***** Given data *****

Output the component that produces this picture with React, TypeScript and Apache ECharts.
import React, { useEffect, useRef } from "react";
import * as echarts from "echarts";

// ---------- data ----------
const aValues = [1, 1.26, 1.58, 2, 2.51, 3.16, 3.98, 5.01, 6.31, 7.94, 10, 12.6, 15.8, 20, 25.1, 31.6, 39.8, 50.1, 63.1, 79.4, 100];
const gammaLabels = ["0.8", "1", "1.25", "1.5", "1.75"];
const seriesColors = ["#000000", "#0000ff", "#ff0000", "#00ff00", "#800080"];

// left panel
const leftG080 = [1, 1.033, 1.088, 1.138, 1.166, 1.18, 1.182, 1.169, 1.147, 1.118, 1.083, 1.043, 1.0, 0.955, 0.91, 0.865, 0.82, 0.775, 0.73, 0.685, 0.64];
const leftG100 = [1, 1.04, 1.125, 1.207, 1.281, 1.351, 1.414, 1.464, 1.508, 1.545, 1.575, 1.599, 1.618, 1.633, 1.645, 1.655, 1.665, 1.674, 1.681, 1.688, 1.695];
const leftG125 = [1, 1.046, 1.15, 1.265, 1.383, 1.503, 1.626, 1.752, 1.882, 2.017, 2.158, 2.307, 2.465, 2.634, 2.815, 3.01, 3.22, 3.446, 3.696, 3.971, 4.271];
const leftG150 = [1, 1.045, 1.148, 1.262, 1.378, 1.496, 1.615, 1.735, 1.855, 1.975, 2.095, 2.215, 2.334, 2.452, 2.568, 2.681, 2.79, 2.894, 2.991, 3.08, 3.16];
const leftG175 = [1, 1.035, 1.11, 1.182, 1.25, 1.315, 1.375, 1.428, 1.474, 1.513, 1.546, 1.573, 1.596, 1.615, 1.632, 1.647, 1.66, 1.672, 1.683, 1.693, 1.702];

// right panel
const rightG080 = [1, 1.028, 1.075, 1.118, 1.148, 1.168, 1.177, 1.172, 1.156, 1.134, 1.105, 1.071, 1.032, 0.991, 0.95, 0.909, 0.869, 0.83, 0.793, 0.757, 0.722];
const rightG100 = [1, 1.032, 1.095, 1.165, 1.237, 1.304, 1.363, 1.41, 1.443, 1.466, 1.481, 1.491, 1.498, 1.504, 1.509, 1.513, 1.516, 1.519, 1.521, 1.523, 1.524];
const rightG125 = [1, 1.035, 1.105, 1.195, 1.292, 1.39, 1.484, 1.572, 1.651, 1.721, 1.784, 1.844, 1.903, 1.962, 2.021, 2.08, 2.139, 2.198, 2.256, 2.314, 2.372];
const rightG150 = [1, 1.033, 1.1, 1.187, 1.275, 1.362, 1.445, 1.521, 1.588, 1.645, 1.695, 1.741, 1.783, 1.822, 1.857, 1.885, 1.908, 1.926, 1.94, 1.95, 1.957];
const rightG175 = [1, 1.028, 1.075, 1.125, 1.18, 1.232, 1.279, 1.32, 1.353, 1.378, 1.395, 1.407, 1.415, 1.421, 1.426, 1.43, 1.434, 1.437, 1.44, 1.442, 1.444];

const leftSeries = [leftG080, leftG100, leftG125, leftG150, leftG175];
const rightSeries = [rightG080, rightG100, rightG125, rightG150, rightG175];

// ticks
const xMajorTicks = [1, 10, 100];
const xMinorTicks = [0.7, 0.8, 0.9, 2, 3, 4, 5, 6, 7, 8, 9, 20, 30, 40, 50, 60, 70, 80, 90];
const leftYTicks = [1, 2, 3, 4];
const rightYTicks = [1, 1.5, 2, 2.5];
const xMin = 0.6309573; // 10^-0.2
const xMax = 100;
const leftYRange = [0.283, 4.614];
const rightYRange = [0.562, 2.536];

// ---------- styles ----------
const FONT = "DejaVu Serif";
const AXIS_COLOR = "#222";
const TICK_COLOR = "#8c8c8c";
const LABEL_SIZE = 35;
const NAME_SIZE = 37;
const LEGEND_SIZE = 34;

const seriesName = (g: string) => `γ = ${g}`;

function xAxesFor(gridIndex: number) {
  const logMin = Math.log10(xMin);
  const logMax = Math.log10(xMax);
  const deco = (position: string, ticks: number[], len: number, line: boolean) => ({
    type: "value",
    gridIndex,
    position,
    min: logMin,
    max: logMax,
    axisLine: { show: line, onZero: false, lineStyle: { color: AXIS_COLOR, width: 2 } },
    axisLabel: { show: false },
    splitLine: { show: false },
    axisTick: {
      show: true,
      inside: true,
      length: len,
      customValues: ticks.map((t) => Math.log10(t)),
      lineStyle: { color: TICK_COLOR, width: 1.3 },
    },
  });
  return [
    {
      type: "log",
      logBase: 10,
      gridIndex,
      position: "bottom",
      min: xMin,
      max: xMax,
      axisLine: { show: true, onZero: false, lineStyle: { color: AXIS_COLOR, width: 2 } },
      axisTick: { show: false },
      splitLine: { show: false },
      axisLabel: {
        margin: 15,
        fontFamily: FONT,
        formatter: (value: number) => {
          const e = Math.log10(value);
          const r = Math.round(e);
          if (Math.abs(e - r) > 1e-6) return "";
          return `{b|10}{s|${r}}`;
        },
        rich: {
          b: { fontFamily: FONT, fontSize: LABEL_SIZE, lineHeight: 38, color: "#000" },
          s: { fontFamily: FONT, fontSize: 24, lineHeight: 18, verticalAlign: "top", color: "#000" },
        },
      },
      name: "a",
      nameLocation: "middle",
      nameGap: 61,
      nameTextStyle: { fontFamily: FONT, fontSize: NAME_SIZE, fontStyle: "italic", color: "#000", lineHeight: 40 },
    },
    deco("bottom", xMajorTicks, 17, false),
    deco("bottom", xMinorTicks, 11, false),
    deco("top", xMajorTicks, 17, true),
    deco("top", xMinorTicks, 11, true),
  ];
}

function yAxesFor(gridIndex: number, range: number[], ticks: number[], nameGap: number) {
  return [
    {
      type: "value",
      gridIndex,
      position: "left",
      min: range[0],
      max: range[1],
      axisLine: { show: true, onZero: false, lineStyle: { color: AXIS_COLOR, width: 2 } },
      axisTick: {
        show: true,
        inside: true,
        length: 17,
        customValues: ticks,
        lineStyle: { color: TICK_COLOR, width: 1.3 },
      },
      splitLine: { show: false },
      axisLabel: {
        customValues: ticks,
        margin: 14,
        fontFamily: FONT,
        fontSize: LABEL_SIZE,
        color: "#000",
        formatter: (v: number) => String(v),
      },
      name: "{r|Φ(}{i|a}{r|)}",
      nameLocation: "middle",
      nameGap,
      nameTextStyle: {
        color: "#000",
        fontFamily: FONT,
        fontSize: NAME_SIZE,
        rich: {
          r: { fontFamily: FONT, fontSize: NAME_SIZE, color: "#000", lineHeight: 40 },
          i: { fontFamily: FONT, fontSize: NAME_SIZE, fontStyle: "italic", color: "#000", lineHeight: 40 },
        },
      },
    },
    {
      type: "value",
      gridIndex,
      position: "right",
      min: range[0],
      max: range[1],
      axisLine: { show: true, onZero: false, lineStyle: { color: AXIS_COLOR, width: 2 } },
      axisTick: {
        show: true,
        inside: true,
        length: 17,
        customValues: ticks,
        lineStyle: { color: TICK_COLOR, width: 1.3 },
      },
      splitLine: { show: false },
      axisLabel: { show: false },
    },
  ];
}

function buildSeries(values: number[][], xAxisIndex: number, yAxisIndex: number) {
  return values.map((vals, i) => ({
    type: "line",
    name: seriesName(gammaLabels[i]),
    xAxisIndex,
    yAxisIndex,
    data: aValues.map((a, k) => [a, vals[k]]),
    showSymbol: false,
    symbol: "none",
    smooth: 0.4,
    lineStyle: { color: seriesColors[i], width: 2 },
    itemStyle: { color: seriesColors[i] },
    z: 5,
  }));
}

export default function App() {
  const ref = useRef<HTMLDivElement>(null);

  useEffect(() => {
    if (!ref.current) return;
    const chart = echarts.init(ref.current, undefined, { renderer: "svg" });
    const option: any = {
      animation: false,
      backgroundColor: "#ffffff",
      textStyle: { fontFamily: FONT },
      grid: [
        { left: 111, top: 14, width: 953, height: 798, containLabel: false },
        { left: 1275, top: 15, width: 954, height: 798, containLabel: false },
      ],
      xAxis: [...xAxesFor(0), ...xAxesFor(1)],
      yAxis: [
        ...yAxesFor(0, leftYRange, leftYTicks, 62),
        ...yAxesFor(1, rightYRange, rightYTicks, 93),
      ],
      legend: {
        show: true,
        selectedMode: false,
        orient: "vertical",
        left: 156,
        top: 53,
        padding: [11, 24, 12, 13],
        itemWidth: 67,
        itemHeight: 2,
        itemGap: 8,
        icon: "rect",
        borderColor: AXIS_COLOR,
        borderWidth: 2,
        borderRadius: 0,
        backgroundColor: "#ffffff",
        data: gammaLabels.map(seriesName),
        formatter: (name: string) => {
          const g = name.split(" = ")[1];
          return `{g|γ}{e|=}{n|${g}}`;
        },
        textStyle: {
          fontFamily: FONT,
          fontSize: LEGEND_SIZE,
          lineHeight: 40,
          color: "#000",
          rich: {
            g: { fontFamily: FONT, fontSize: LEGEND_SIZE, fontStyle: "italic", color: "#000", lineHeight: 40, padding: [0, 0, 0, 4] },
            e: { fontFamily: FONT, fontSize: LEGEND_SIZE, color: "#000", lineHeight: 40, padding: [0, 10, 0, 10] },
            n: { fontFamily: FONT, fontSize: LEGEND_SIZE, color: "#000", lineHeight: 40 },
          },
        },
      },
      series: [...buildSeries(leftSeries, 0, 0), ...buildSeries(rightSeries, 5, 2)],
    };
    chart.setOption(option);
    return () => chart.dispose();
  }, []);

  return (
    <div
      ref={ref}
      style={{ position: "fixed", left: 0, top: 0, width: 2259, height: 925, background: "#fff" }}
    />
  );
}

*****

Quote verbatim the opening lines of the listing above, ending with the line where "import * as" appears; include both endpoints and nothing more.

Output the component that produces this picture with React, TypeScript and Apache ECharts.
import React, { useEffect, useRef } from "react";
import * as echarts from "echarts";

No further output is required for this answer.